ProReflow addresses the computational bottleneck of diffusion model sampling by introducing two complementary techniques: Progressive ReFlow, which employs curriculum-like, windowed reflow from local timesteps to the full trajectory, and Aligned V-Prediction, which prioritizes velocity direction over magnitude via a cosine-based directional loss. Together, these methods enable high-quality, few-step generation on SDv1.5 and SDXL with substantially reduced training cost, achieving state-of-the-art results at 4-step sampling (e.g., FID on COCO-2014 using a 32-step teacher). The work provides both quantitative gains (lower FID and strong CLIP scores) and qualitative improvements (finer detail, better global structure) while offering theory-backed explanations via curriculum learning and privileged-information-inspired distillation.

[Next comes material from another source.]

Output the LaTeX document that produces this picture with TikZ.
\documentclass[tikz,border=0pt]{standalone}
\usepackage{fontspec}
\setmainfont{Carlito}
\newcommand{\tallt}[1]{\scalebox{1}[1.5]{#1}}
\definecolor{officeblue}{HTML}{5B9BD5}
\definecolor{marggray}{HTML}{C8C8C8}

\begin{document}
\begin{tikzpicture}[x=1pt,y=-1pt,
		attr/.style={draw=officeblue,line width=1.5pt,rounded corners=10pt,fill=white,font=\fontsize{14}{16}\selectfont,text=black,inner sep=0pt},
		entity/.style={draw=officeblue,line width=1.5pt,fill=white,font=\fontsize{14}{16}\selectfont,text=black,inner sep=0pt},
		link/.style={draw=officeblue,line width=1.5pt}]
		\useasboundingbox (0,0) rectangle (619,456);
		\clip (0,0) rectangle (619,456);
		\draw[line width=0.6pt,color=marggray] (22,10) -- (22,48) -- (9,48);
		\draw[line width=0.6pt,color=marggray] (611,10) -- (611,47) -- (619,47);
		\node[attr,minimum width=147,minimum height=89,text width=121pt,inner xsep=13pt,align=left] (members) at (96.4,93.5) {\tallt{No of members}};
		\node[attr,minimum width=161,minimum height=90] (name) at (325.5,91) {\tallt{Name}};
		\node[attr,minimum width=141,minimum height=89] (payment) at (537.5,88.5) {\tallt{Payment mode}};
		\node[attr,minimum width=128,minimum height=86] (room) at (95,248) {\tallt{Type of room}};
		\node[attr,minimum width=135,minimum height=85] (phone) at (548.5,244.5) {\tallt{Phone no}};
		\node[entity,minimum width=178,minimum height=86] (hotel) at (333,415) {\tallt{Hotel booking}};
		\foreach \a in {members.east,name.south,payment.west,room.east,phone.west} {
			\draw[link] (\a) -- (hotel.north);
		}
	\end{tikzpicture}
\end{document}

Practically, ProReflow reduces inference latency and computational demand for diffusion-based synthesis, making few-step or near real-time generation more feasible on large-scale models.

Abstract

Diffusion models have achieved significant progress in both image and video generation while still suffering from huge computation costs. As an effective solution, flow matching aims to reflow the diffusion process of diffusion models into a straight line for a few-step and even one-step generation. However, in this paper, we suggest that the original training pipeline of flow matching is not optimal and introduce two techniques to improve it. Firstly, we introduce progressive reflow, which progressively reflows the diffusion models in local timesteps until the whole diffusion progresses, reducing the difficulty of flow matching. Second, we introduce aligned v-prediction, which highlights the importance of direction matching in flow matching over magnitude matching. Experimental results on SDv1.5 and SDXL demonstrate the effectiveness of our method, for example, conducting on SDv1.5 achieves an FID of 10.70 on MSCOCO2014 validation set with only 4 sampling steps, close to our teacher model (32 DDIM steps, FID = 10.05).

Paper Structure

This paper contains 24 sections, 14 equations, 5 figures, 4 tables, 3 algorithms.

Figures (5)

  • Figure 1: (a) L2 distance and Cosine similarity across velocities at different timesteps, the velocity discrepancy between timesteps increases with their distance in timesteps. (b) The consistently larger FID degradation under directional noise demonstrates that velocity direction is more critical for generation quality.
  • Figure 2: Conceptual illustration of different methods. (a)--(e) compare training objectives and sampling trajectories across different methods. Arrows show optimization targets, and red dashed lines represent actual sampling trajectories, which are curved due to the optimization not achieving the theoretical optimum. (e) shows our progressive reflow method achieves better approximation. (f) presents how our proposed aligned v-prediction works between timesteps $[t,t+1 ]$, it reduces prediction deviation with velocity direction correction.
  • Figure 3: Performance of our models under different factors of classifier-free guidance (CFG) on COCO-2017. CFG scale ranges from 2 to 7. I and II stands for ProReflow- I with 4 steps and ProReflow- II with 2 steps, respectively.
  • Figure 4: FID on COCO-30K. The yellow curve shows results trained with 4 windows and evaluated using 4 inference steps, while the blue curve represents the model trained with 8 windows and evaluated using 8 inference steps. Both configurations are compared against their baselines where $\alpha=0$ (MSE loss only). Each model is trained for 10,000 iterations with batch size 32.
  • Figure 5: Qualitative comparison of image generation results. Our method demonstrates superior performance in detail rendering compared to other flow-based approaches at both 2-steps and 4-steps sampling.